Friday, December 07, 2007

Pissing into the wind

The complex nature of Islam, at once both a religious and a political system (and in the UK at least, also a marker for a minority cultural identity) presents some serious challenges to its would-be critics.

Here in the West we have lately tendered a respect for other people's nutty religious opinions significantly in excess of that on offer for wayward political doctrines
especially those that appear to violate the tolerant, pluralistic principles at the heart of our democracy.

Unlike Islam, Christianity was far from fully theocratic at birth. It might have possessed a certain puffed-up righteousness, but it took the merger with the failing Roman state facilitated by Emperor Constantine to give it the monopoly of lethal power that Mohammed always intended for his seventh century upgrade.

Consequently
Islamism, the world-view that most fully embraces this vision, has accelerated the flourishing of a newly self-assertive kind of atheism in the West, which clearly feels more comfortable about using Muslim fundamentalists as a punching bag than home-grown nutjobs like the Mormons (see below). In effect, the apparent obnxiousness of Islam's political and social pretensions to the liberal-minded, has driven them to overcome the taboo that has discouraged obnoxiousness on matters of private conviction.

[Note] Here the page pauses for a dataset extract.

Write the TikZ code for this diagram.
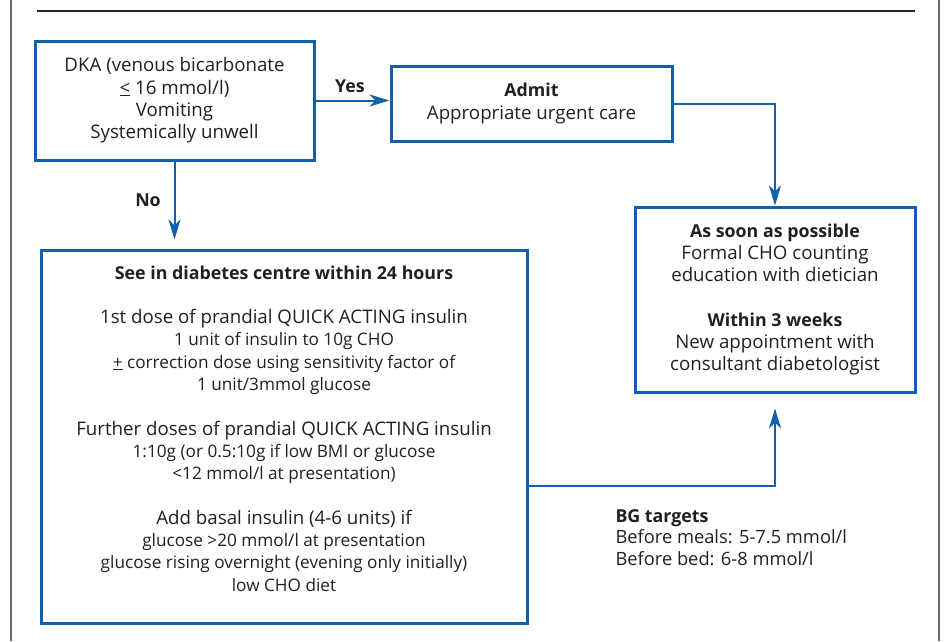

And once they start having a go at Islam's obvious lack of consideration for Man's lawmaking capabilities, it has been deeply tempting for western infidels to widen their critique into the overall silliness of Islamic dogma, even that part of it with no obvious political ramifications. Like the hair-trigger defenders of the Prophet, they also often give the impression of being uncertain whether they are comfortable with the creeping racial overtones within this debate.

Islamophobia isn't racism
per se, but there can be no argument that it is often fed by an underlying racist sensibility. I'm personally acquainted with a couple of quite virulent Islamophobes, who I'd have to say show all the signs of this. (I know another who is perhaps more like Christopher Hitchens, the discriminatory type.)

However, it remains my view that it
should be permissable to stand up and criticise Islam − in effect to express a reasoned hostility to a particular flavour of otherness − without running the risk of being silenced as a bigot and a racist, simply because, as Ronan Bennet insists, Islam is not "only about faith but also about identity, background and culture, and Muslims are overwhelmingly non-white."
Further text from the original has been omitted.